The capital market is essentially a financial market where the debt and equity shares are purchased and sold by the investors. The market is further divided into two different parts, which are:
- Primary Market
- Secondary Market
What is Primary Market?
It is a marketplace where the investors purchase the shares directly from the company. The prices of the securities generally remain fixed. The securities can be issued through a public issue or the private placement. Now, there is a point of difference between the two terms. According to the guidelines issued by the Securities and Exchange Board of India (SEBI), if the shares are being allocated by the company to the 50 investors or more, then it is known as the public issue. On the other hand, if the securities are issued to less than 50 investors, then the issue is known as the private placement. After the capital is raised by the company, then in the next process, it gets listed on the stock exchange where the shares are being traded. It is also known as the New Issue Market (NIM).
What is Secondary Market?
It is basically a marketplace where the investors and traders carry out trade in the securities. This process is carried out after the completion of the Initial Public Offer (IPO) and the shares are being sold in the primary market. In simple terms, it is essentially a platform to trade the listed equities. The prices of the securities being offered in the secondary market tend to vary that largely depends upon the demand and supply of the securities. The Bombay Stock Exchange (BSE) and National Stock Exchange (NSE) are the secondary market. The secondary market mainly comprises of the equity and debt markets. Here, when the securities are being sold from one investor to another investor, then risk or reward being associated with the underlying stock is also transferred. It is also known as the After Issue Market (AIM).

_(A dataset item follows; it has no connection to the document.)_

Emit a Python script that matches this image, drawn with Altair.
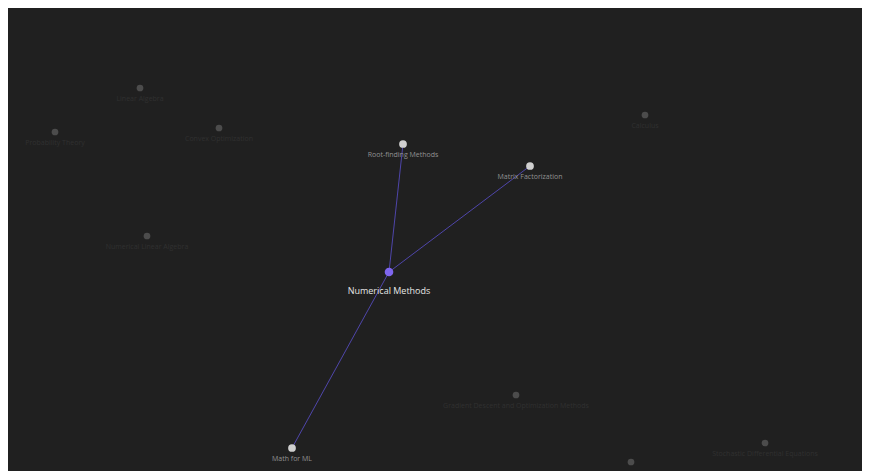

Difference Between Primary Market and Secondary Market
The prominent points of difference between the primary and secondary market are as follows:
- Participants: Underwriters, financial institutions, mutual funds, etc are the participants of the primary market whereas the stockbrokers who are members of the stock exchange are the main participants of the secondary market. There is no restriction on the primary market participants to buy or sell in the secondary market.
- Number of Times Securities Can be Sold: In the primary market, the securities can be sold only one time. On the other hand, in the secondary market, the securities can be sold multiple times.
- Buying and Selling Shares: Here the buying and selling of the securities is carried out between the company and investors. In the secondary market, the buying and selling process is done mutually between the investors.
- Intermediary: The underwriters or investment banks are intermediaries in the primary market and the brokers play the role of the intermediaries in the secondary market.
- Share Price: The prices of the shares are fixed at par value in the primary market whereas it keeps on fluctuating in the secondary market according to the demand and supply in the market.
If you are purchasing the shares from the primary market, then the company gets the fresh capital. As an informed investor, it is imperative that you must know about plan regarding the usage of funds by the company. If you are purchasing securities from the secondary market, then it is important to note that the company won’t be able to get the fresh funds because the exchange of securities is done between the two investors only.